Abstract The City of Glasgow Bank’s collapse in 1878 was the largest bank failure of its time. The causes of the crash and its impact on joint-stock banking and the Scottish and British economy have been well-studied, but how its liquidation was concluded remains under-explored. At the same time, the legal and commercial milieu of nineteenth-century Britain spawned a new type of commercial entity—the investment trust. At the intersection of these two historical moments lies the Assets Company Ltd, which is both the legal device that finally concluded the liquidation of the City of Glasgow Bank and a fascinating case study of an early investment trust. Employing little-used archival sources—primarily the Assets Company’s records kept by the Board of Trade and published court judgments—this article investigates the significance and legacy of the Assets Company, from its incorporation in 1882 to its winding-up in 1956. Beyond merely concluding the legal process of liquidation, the Assets Company would go on to manage and profit from the recovery of the City of Glasgow Bank’s assets as well as conduct its own investment activities well into the twentieth century.

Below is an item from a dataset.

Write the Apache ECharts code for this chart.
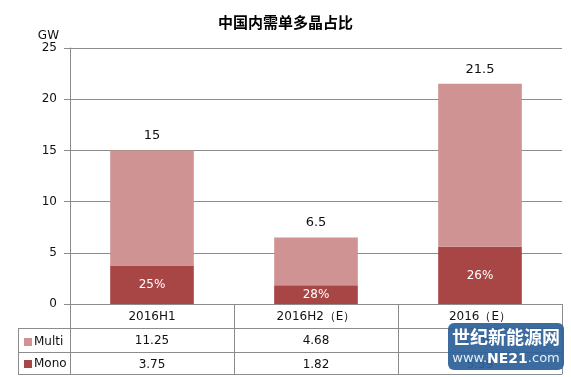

This article concludes that the Assets Company provides a noteworthy example of how the Bank’s shareholders responded to the winding-up of a large failed bank, particularly, one with unlimited liability, and how an investment trust can be used to maximise the proceeds of liquidation. The winding-up of the City of Glasgow Bank was thus unique relative to previous bank failures in how its shareholders were able to avoid the prolonged liquidation experienced by other Scottish banks. Finally, the Assets Company is an interesting case study of the diversity of the early investment trust industry, and a company that would go on to inspire numerous successor enterprises.